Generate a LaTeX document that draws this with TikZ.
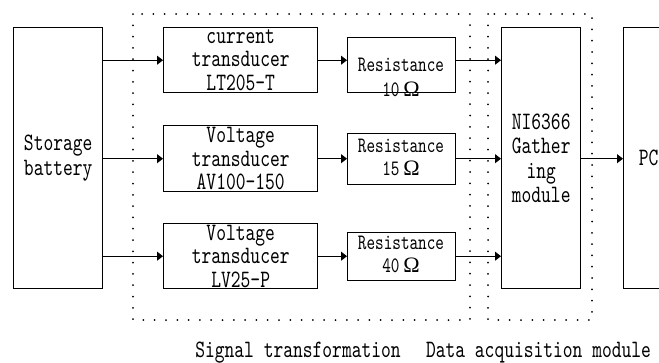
\documentclass[tikz,border=0pt]{standalone}
\usepackage{fontspec}
\setmainfont[FakeStretch=0.745]{lmmono10-regular.otf}
\newfontfamily\omegafont{Liberation Serif}
\newcommand{\ohm}{{\omegafont Ω}}
\usetikzlibrary{arrows.meta}
\begin{document}
\begin{tikzpicture}[x=1pt,y=-1pt,
  box/.style={draw,line width=1.4pt,inner sep=0pt,anchor=north west},
  btext/.style={inner sep=0pt,align=center,font=\fontsize{25}{23.5}\selectfont},
  rtext/.style={inner sep=0pt,align=center,font=\fontsize{22}{23}\selectfont},
  caption/.style={inner sep=0pt,font=\fontsize{25}{23.5}\selectfont},
  conn/.style={line width=0.9pt,-{Triangle[length=6pt,width=9pt]}},
  dotbox/.style={line width=2pt,line cap=round,dash pattern=on 0pt off 11.3pt}]
\useasboundingbox (0,0) rectangle (659,362);

% battery, transducers, resistances, acquisition card, PC
\node[box,minimum width=89pt,minimum height=261pt] (bat) at (13,27) {};
\node[box,minimum width=154pt,minimum height=65pt] (t1) at (163,27) {};
\node[box,minimum width=154pt,minimum height=66pt] (t2) at (163,125) {};
\node[box,minimum width=154pt,minimum height=65pt] (t3) at (163,223) {};
\node[box,minimum width=108pt,minimum height=55pt] (r1) at (347,37) {};
\node[box,minimum width=108pt,minimum height=51pt] (r2) at (347,133) {};
\node[box,minimum width=108pt,minimum height=48pt] (r3) at (347,232) {};
\node[box,minimum width=79pt,minimum height=261pt] (ni) at (501,27) {};
\node[box,minimum width=50pt,minimum height=261pt] (pc) at (623,27) {};

% box texts
\node[btext,font=\fontsize{25}{25}\selectfont] (batt) at (bat.center) {Storage\\battery};
\node[btext] (t1t) at (t1.center) {current\\transducer\\LT205-T};
\node[btext] (t2t) at (t2.center) {Voltage\\transducer\\AV100-150};
\node[btext] (t3t) at (t3.center) {Voltage\\transducer\\LV25-P};
\node[rtext,font=\fontsize{22}{25.5}\selectfont] (r1t) at (401,77.5) {Resistance\\10\,\ohm};
\node[rtext] (r2t) at (401,157) {Resistance\\15\,\ohm};
\node[rtext] (r3t) at (401,254.5) {Resistance\\40\,\ohm};
\node[btext,font=\fontsize{25}{24.3}\selectfont] (nit) at (ni.center) {NI6366\\Gather\\ing\\module};
\node[btext] (pct) at (pc.center) {PC};

% dotted group frames
\draw[dotbox] (133,14) rectangle (470,320);
\draw[dotbox] (488,14) rectangle (592,320);

% signal flow
\draw[conn] (bat.east |- t1.west) -- (t1.west);
\draw[conn] (bat.east |- t2.west) -- (t2.west);
\draw[conn] (bat.east |- t3.west) -- (t3.west);
\draw[conn] (t1.east) -- (r1.west |- t1.east);
\draw[conn] (t2.east) -- (r2.west |- t2.east);
\draw[conn] (t3.east) -- (r3.west |- t3.east);
\draw[conn] (r1.east |- t1.east) -- (ni.west |- t1.east);
\draw[conn] (r2.east |- t2.east) -- (ni.west |- t2.east);
\draw[conn] (r3.east |- t3.east) -- (ni.west |- t3.east);
\draw[conn] (ni.east |- t2.east) -- (pc.west |- t2.east);

% group captions
\node[caption] (cap1) at (298,353) {Signal transformation};
\node[caption] (cap2) at (538.5,353) {Data acquisition module};
\end{tikzpicture}
\end{document}
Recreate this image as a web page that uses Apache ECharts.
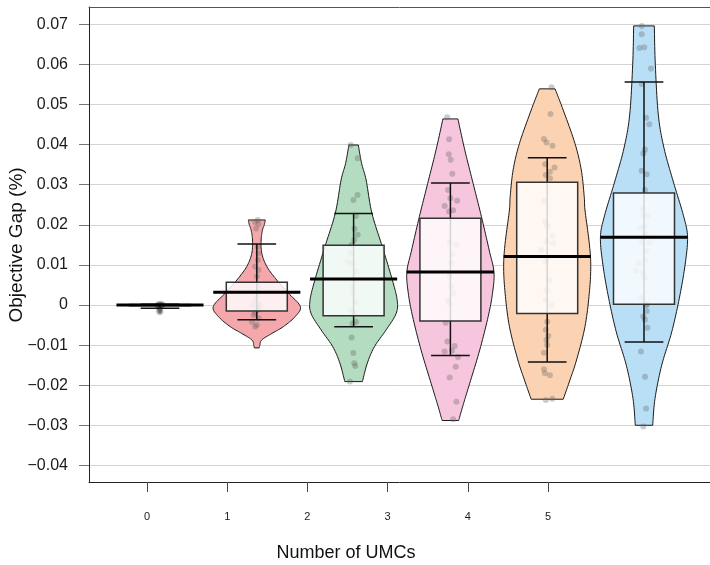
<!DOCTYPE html>
<html><head><meta charset="utf-8">
<script src="https://cdn.jsdelivr.net/npm/echarts@6/dist/echarts.min.js"></script>
<style>html,body{margin:0;padding:0;background:#fff}#c{width:710px;height:565px}</style>
</head><body><div id="c"></div>
<script>
// ---------- data ----------
const categories = ['0', '1', '2', '3', '4', '5'];
const yTicks = [-0.04, -0.03, -0.02, -0.01, 0, 0.01, 0.02, 0.03, 0.04, 0.05, 0.06, 0.07];
const xTicks = [0, 1, 2, 3, 4, 5];

// box stats per group: [lower whisker, Q1, median, Q3, upper whisker]
const boxStats = [
  [-0.0008, -0.0002, 0.0000, 0.0001, 0.0002],
  [-0.0037, -0.0015, 0.0032, 0.0057, 0.0152],
  [-0.0054, -0.0027, 0.0065, 0.0149, 0.0228],
  [-0.0126, -0.0040, 0.0082, 0.0216, 0.0304],
  [-0.0142, -0.0021, 0.0121, 0.0306, 0.0367],
  [-0.0092, 0.0002, 0.0169, 0.0279, 0.0556]
];

// violin profiles: [value, relative density width]
const violin0 = [[0.0004, 0.02], [0.0000, 0.06], [-0.0008, 0.04], [-0.0019, 0.01]];
const violin1 = [[0.0212, 0.195], [0.0200, 0.172], [0.0187, 0.131], [0.0162, 0.099], [0.0129, 0.115], [0.0096, 0.23], [0.0062, 0.46], [0.0029, 0.73], [-0.0004, 1.0], [-0.0029, 0.88], [-0.0054, 0.61], [-0.0071, 0.345], [-0.0087, 0.115], [-0.0100, 0.07], [-0.0107, 0.057]];
const violin2 = [[0.0399, 0.108], [0.0353, 0.184], [0.0312, 0.287], [0.0229, 0.42], [0.0145, 0.66], [0.0062, 0.89], [0.0012, 1.0], [-0.0021, 0.977], [-0.0062, 0.747], [-0.0104, 0.478], [-0.0145, 0.315], [-0.0191, 0.202]];
const violin3 = [[0.0464, 0.172], [0.0387, 0.329], [0.0303, 0.522], [0.0220, 0.713], [0.0137, 0.89], [0.0082, 1.0], [0.0029, 0.966], [-0.0029, 0.867], [-0.0112, 0.674], [-0.0195, 0.444], [-0.0250, 0.29], [-0.0288, 0.19]];
const violin4 = [[0.0539, 0.18], [0.0486, 0.368], [0.0403, 0.637], [0.0337, 0.782], [0.0270, 0.85], [0.0237, 0.867], [0.0154, 0.966], [0.0096, 1.0], [0.0029, 0.966], [-0.0054, 0.867], [-0.0137, 0.674], [-0.0187, 0.522], [-0.0235, 0.368]];
const violin5 = [[0.0696, 0.237], [0.0599, 0.26], [0.0474, 0.329], [0.0391, 0.46], [0.0307, 0.674], [0.0224, 0.903], [0.0170, 1.0], [0.0100, 0.943], [0.0017, 0.811], [-0.0067, 0.637], [-0.0150, 0.407], [-0.0233, 0.253], [-0.0300, 0.2]];

// jittered observations: [jitter offset (category units), value]
const points0 = [[0, 0.0003], [0.02, 0.0002], [-0.02, 0.0001], [0.01, 0], [-0.01, 0], [0.03, 0], [-0.03, -0.0001], [0, -0.0002], [0.01, -0.0004], [-0.01, -0.0006], [0, -0.0010], [-0.01, -0.0013], [0.005, -0.0016], [-0.005, -0.0018]];
const points1 = [[0.01, 0.0212], [-0.017, 0.0207], [0.017, 0.0202], [-0.007, 0.0191], [0.01, 0.0145], [0.017, 0.0129], [0.01, 0.0112], [-0.017, 0.0096], [0.017, 0.0087], [0, 0.0071], [0.017, 0.0046], [0, 0.0021], [-0.017, 0.0012], [0.017, 0.0004], [-0.05, 0.0000], [0, -0.0004], [0.034, -0.0004], [0.017, -0.0012], [-0.017, -0.0020], [-0.034, -0.0025], [0.017, -0.0033], [-0.05, -0.0042], [0, -0.0050], [-0.017, -0.0054]];
const points2 = [[-0.03, 0.0399], [0.041, 0.0366], [0.041, 0.0274], [-0.003, 0.0262], [0.024, 0.0222], [0.01, 0.0190], [0.041, 0.0175], [0.007, 0.0162], [-0.02, 0.0150], [-0.028, 0.0129], [-0.062, 0.0108], [-0.01, 0.0104], [0.02, 0.0085], [0.007, 0.0062], [-0.01, 0.0045], [-0.01, 0.0029], [0.017, 0.0008], [-0.028, -0.0012], [0.007, -0.0021], [0.024, -0.0042], [-0.01, -0.0046], [-0.021, -0.0081], [-0.003, -0.0120], [0.007, -0.0145], [0.017, -0.0152], [-0.038, -0.0191]];
const points3 = [[-0.034, 0.0468], [-0.014, 0.0413], [-0.017, 0.0376], [0.003, 0.0362], [0.02, 0.0327], [-0.024, 0.0287], [0, 0.0266], [0.069, 0.0260], [-0.059, 0.0247], [-0.014, 0.0233], [0.028, 0.0236], [-0.007, 0.0155], [0.062, 0.0150], [0.02, 0.0127], [0.01, 0.0104], [-0.007, 0.0071], [0.01, 0.0046], [0.028, 0.0029], [-0.024, 0.0012], [-0.007, 0.0004], [-0.048, -0.0044], [-0.031, -0.0091], [0.045, -0.0102], [-0.059, -0.0116], [0.017, -0.0114], [0.079, -0.0130], [0.055, -0.0154], [-0.007, -0.0181], [0.062, -0.0241], [0.028, -0.0285]];
const points4 = [[0.045, 0.0543], [0.034, 0.0476], [-0.034, 0.0414], [-0.007, 0.0405], [0.055, 0.0397], [-0.021, 0.0351], [0.076, 0.0343], [0.028, 0.0332], [-0.014, 0.0324], [0.028, 0.0316], [-0.034, 0.0260], [-0.024, 0.0208], [0, 0.0197], [0.055, 0.0172], [-0.007, 0.0158], [0.062, 0.0154], [-0.062, 0.0137], [-0.014, 0.0108], [0.017, 0.0062], [-0.007, 0.0037], [-0.014, 0.0012], [0.045, 0.0000], [0, -0.0042], [-0.014, -0.0062], [0.01, -0.0077], [-0.007, -0.0087], [0, -0.0100], [-0.034, -0.0119], [-0.034, -0.0160], [-0.024, -0.0170], [0.028, -0.0175], [-0.014, -0.0237], [0.052, -0.0234]];
const points5 = [[-0.024, 0.0696], [-0.024, 0.0675], [-0.048, 0.0641], [0.003, 0.0643], [0.072, 0.0590], [-0.024, 0.0551], [0.021, 0.0467], [0.055, 0.0451], [0.01, 0.0388], [-0.007, 0.0378], [-0.024, 0.0335], [0.028, 0.0326], [0.01, 0.0287], [-0.014, 0.0239], [-0.007, 0.0224], [0.045, 0.0222], [0.01, 0.0197], [-0.034, 0.0193], [0.01, 0.0179], [-0.024, 0.0157], [0.055, 0.0156], [0.028, 0.0135], [0.01, 0.0112], [-0.052, 0.0104], [-0.083, 0.0085], [-0.014, 0.0079], [0.01, 0.0067], [-0.024, 0.0018], [0.021, 0.0000], [0.034, 0.0002], [0.028, -0.0015], [-0.007, -0.0029], [0.01, -0.0037], [0.034, -0.0057], [-0.031, -0.0116], [0.01, -0.0179], [0.021, -0.0258], [-0.007, -0.0303]];

// ---------- styles ----------
const fillColors = ['#bdbdbd', '#f5a8ab', '#b3dcc0', '#f6c6de', '#fcd3b2', '#b8dff6'];
const FONT = '"Liberation Sans", Arial, Helvetica, sans-serif';

const violins = [violin0, violin1, violin2, violin3, violin4, violin5];
const pointSets = [points0, points1, points2, points3, points4, points5];

function catmull(pts, seg) {
  const out = [];
  for (let i = 0; i < pts.length - 1; i++) {
    const p0 = pts[i - 1] || pts[i], p1 = pts[i], p2 = pts[i + 1], p3 = pts[i + 2] || pts[i + 1];
    for (let t = 0; t < seg; t++) {
      const s = t / seg, s2 = s * s, s3 = s2 * s;
      const f = k => 0.5 * (2 * p1[k] + (-p0[k] + p2[k]) * s + (2 * p0[k] - 5 * p1[k] + 4 * p2[k] - p3[k]) * s2 + (-p0[k] + 3 * p1[k] - 3 * p2[k] + p3[k]) * s3);
      out.push([Math.max(0.4, f(0)), f(1)]);
    }
  }
  out.push(pts[pts.length - 1]);
  return out;
}

const groupIdx = categories.map((c, i) => [i, 0]);

const scatterData = [];
pointSets.forEach((ps, i) => ps.forEach(p => scatterData.push([i + p[0], p[1]])));

const chart = echarts.init(document.getElementById('c'), null, { renderer: 'canvas' });
chart.setOption({
  animation: false,
  backgroundColor: '#fff',
  grid: { left: 89, top: 7, right: 0, height: 475, show: false },
  xAxis: [
    {
      type: 'value', min: -0.7232, max: 7.0198, position: 'bottom',
      axisLine: { show: true, onZero: false, lineStyle: { color: '#222', width: 1 } }, splitLine: { show: false },
      axisTick: { show: true, length: 10, customValues: xTicks, lineStyle: { color: '#444', width: 1 } },
      axisLabel: { customValues: xTicks, margin: 29, fontSize: 11, color: '#222', fontFamily: FONT, formatter: v => categories[Math.round(v)] }
    },
    {
      type: 'value', min: -0.7335, max: 5.6818, position: 'top',
      axisLine: { show: true, onZero: false, lineStyle: { color: '#555', width: 1 } },
      axisTick: { show: false }, axisLabel: { show: false }, splitLine: { show: false }
    }
  ],
  yAxis: {
    type: 'value', min: -0.04414, max: 0.07431, splitNumber: 12,
    axisLine: { show: true, onZero: false, lineStyle: { color: '#222', width: 1 } },
    axisTick: { show: true, length: 10, customValues: yTicks, lineStyle: { color: '#777', width: 1 } },
    axisLabel: { customValues: yTicks, margin: 21, fontSize: 16, color: '#1a1a1a', fontFamily: FONT,
      formatter: v => v === 0 ? '0' : (v < 0 ? '\u2212' : '') + Math.abs(v).toFixed(2) },
    splitLine: { show: true, lineStyle: { color: '#d3d3d3', width: 1 } }
  },
  graphic: [
    { type: 'text', x: 17, y: 245, rotation: Math.PI / 2,
      style: { text: 'Objective Gap (%)', font: '19px ' + FONT, fill: '#111', align: 'center', verticalAlign: 'middle', textAlign: 'center', textVerticalAlign: 'middle' } },
    { type: 'text', x: 346, y: 553,
      style: { text: 'Number of UMCs', font: '18px ' + FONT, fill: '#111', align: 'center', verticalAlign: 'middle', textAlign: 'center', textVerticalAlign: 'middle' } }
  ],
  series: [
    {
      type: 'custom', name: 'violin', xAxisIndex: 1, yAxisIndex: 0, z: 2,
      data: groupIdx, encode: { x: 0, y: 1 },
      renderItem: function (params, api) {
        const i = api.value(0);
        const cx = api.coord([i, 0])[0];
        const halfMax = 0.45 * api.size([1, 0])[0];
        const prof = violins[i].map(p => [p[1] * halfMax, api.coord([i, p[0]])[1]]);
        const right = catmull(prof, 10);
        const pts = right.map(p => [cx + p[0], p[1]]);
        for (let k = right.length - 1; k >= 0; k--) pts.push([cx - right[k][0], right[k][1]]);
        return { type: 'polygon', shape: { points: pts }, style: { fill: fillColors[i], stroke: '#1a1a1a', lineWidth: 1 } };
      }
    },
    {
      type: 'scatter', name: 'points', xAxisIndex: 1, yAxisIndex: 0, z: 3,
      data: scatterData, symbolSize: 6,
      itemStyle: { color: 'rgba(100,100,100,0.42)' }
    },
    {
      type: 'custom', name: 'box', xAxisIndex: 1, yAxisIndex: 0, z: 4,
      data: groupIdx, encode: { x: 0, y: 1 },
      renderItem: function (params, api) {
        const i = api.value(0);
        const s = boxStats[i];
        const unit = api.size([1, 0])[0];
        const cx = api.coord([i, 0])[0];
        const y = v => api.coord([i, v])[1];
        const capW = 0.2 * unit, boxW = 0.315 * unit, medW = 0.45 * unit;
        const ls = { stroke: '#111', lineWidth: 1.5 };
        return {
          type: 'group', children: [
            { type: 'line', shape: { x1: cx, y1: y(s[0]), x2: cx, y2: y(s[4]) }, style: ls },
            { type: 'line', shape: { x1: cx - capW, y1: y(s[0]), x2: cx + capW, y2: y(s[0]) }, style: ls },
            { type: 'line', shape: { x1: cx - capW, y1: y(s[4]), x2: cx + capW, y2: y(s[4]) }, style: ls },
            { type: 'rect', shape: { x: cx - boxW, y: y(s[3]), width: 2 * boxW, height: y(s[1]) - y(s[3]) },
              style: { fill: 'rgba(255,255,255,0.82)', stroke: '#333', lineWidth: 1.5 } },
            { type: 'line', shape: { x1: cx - medW, y1: y(s[2]), x2: cx + medW, y2: y(s[2]) }, style: { stroke: '#000', lineWidth: 3 } }
          ]
        };
      }
    }
  ]
});
</script>
</body></html>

┄┄┄┄┄┄

Task details –
In the records above, how many lines contain the word "this"? Give the number alone.

Full solution –
2